Reputation: 1197
What are some pandas approaches to being able to count rows where multiple conditions are met?
For example:
df = pd.DataFrame({ 'A' : ["1","2","3","4"],
'B' : pd.Timestamp('20130102'),
'C' : pd.Series(1,index=list(range(4)),dtype='float32'),
'D' : np.array([3] * 4,dtype='int32'),
'E' : pd.Categorical(["test","train","test","train"]),
'F' : 'foo' })
df
I am demonstrating the below as a way to count a single condition:
print ("Sum for 1 and 3:",(df['A']=="1").sum(),"records")
What are some ways to count both "1" and "3"?

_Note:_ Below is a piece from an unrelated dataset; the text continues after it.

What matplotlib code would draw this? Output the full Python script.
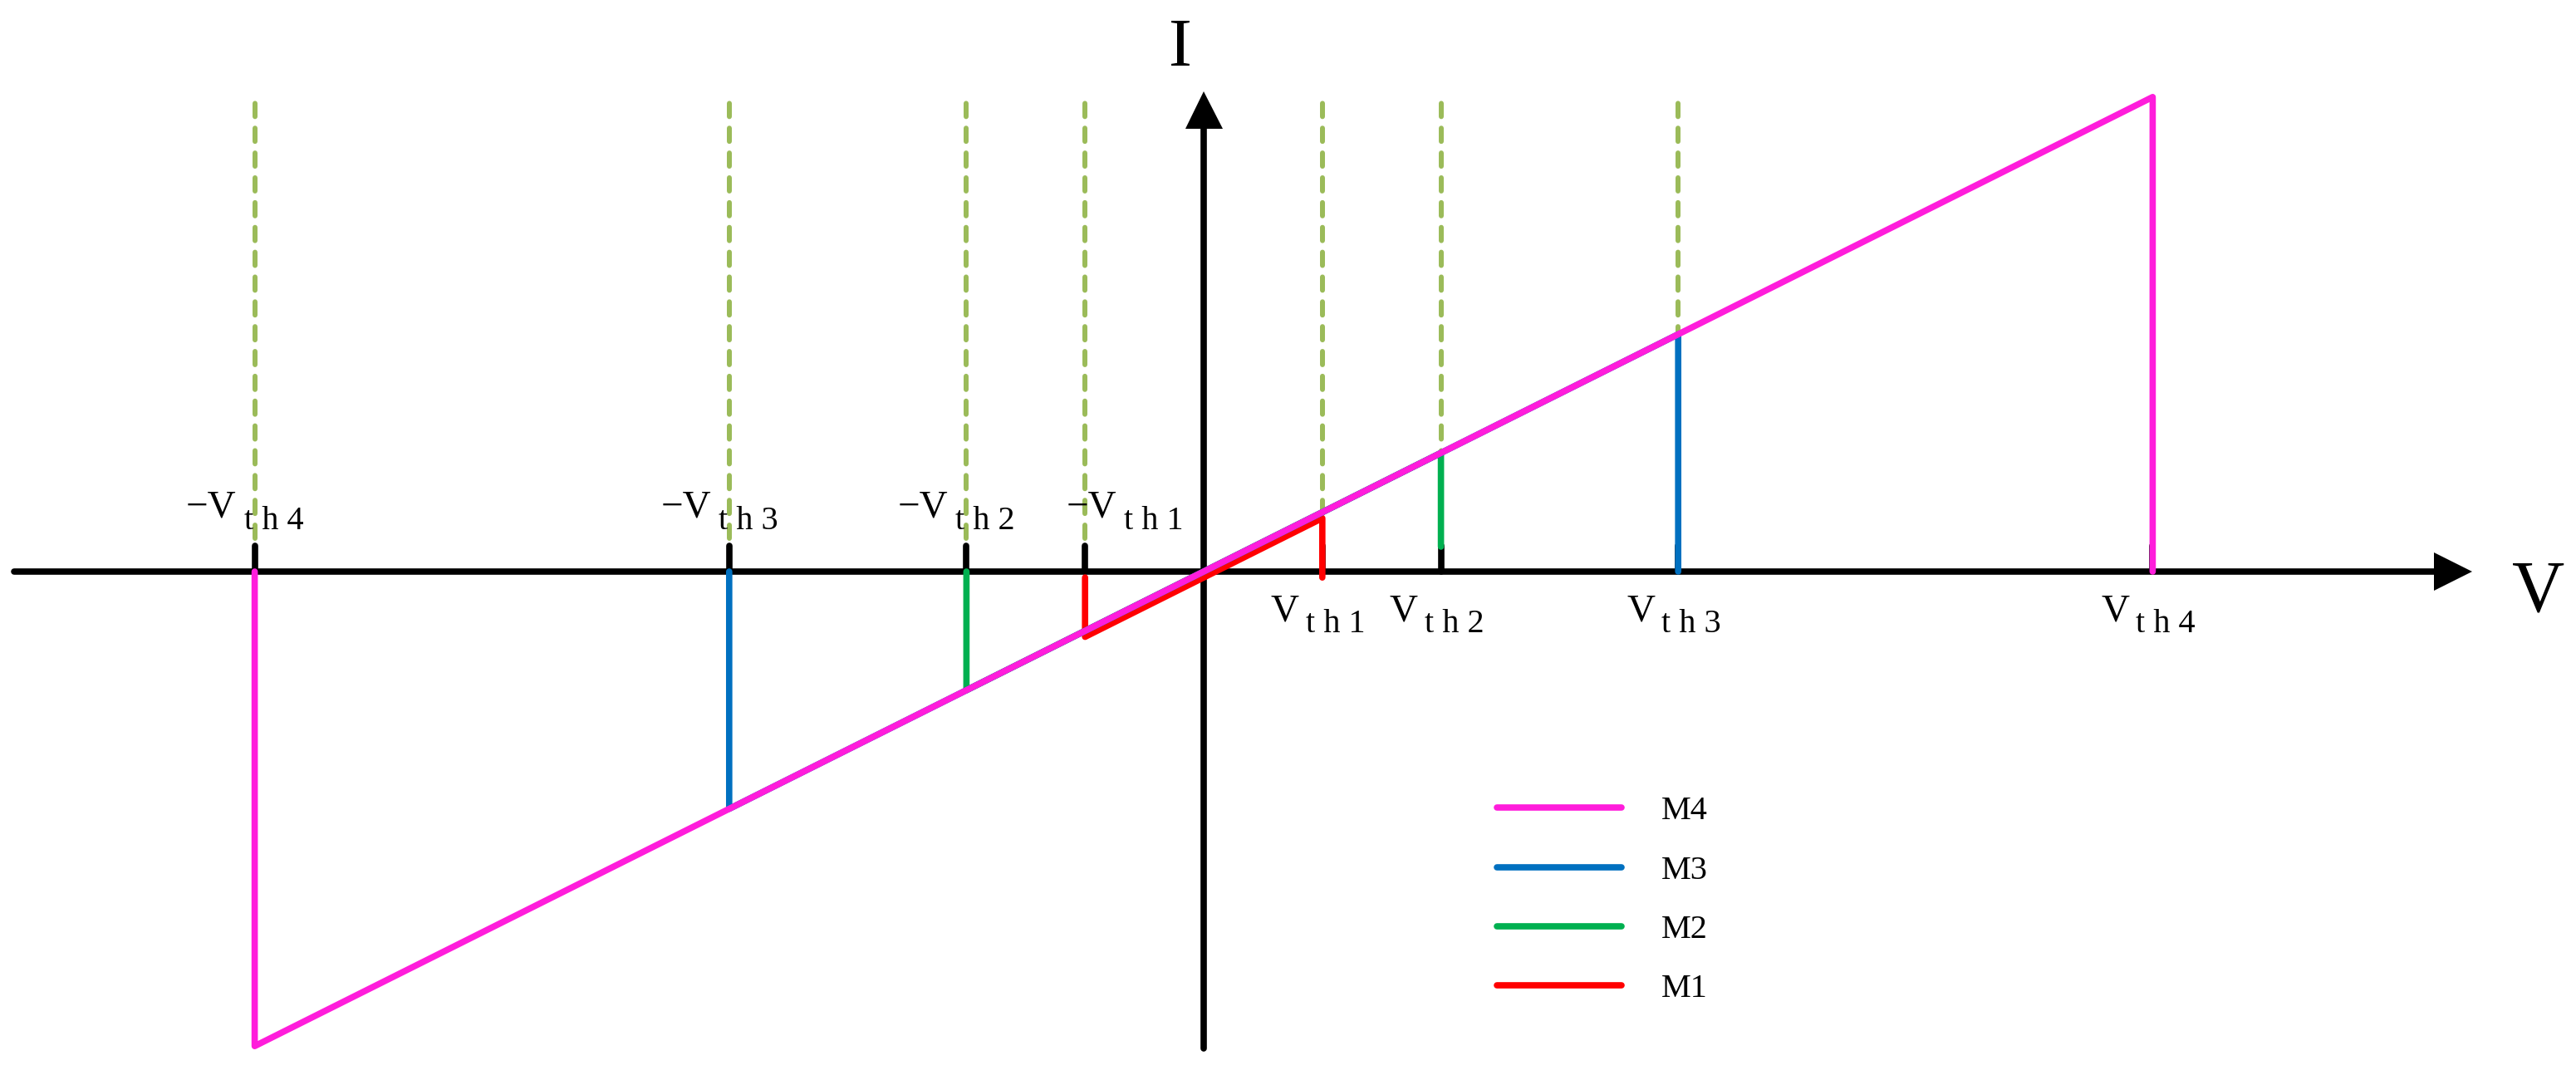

In the above example, I would expect an output of Sum for 1 and 3: 2 records
Upvotes: 1
Views: 48
Reputation: 18638
in this case you can use in1d
, which check appartenance :
np.in1d(df["A"],["1","3"]).sum()
This is very fast.
Upvotes: 2
Reputation: 862761
You can use:
print ("Sum for 1 and 3:",((df['A']=="1") | (df['A']=="3")).sum(),"records")
('Sum for 1 and 3:', 2, 'records')
Or use str.contains
with |
(or
):
print ("Sum for 1 and 3:",(df['A'].str.contains("1|3")).sum(),"records")
('Sum for 1 and 3:', 2, 'records')
Faster approach use np.sum
:
print ("Sum for 1 and 3:",np.sum(df['A'].str.contains("1|3")),"records")
('Sum for 1 and 3:', 2, 'records')
Upvotes: 1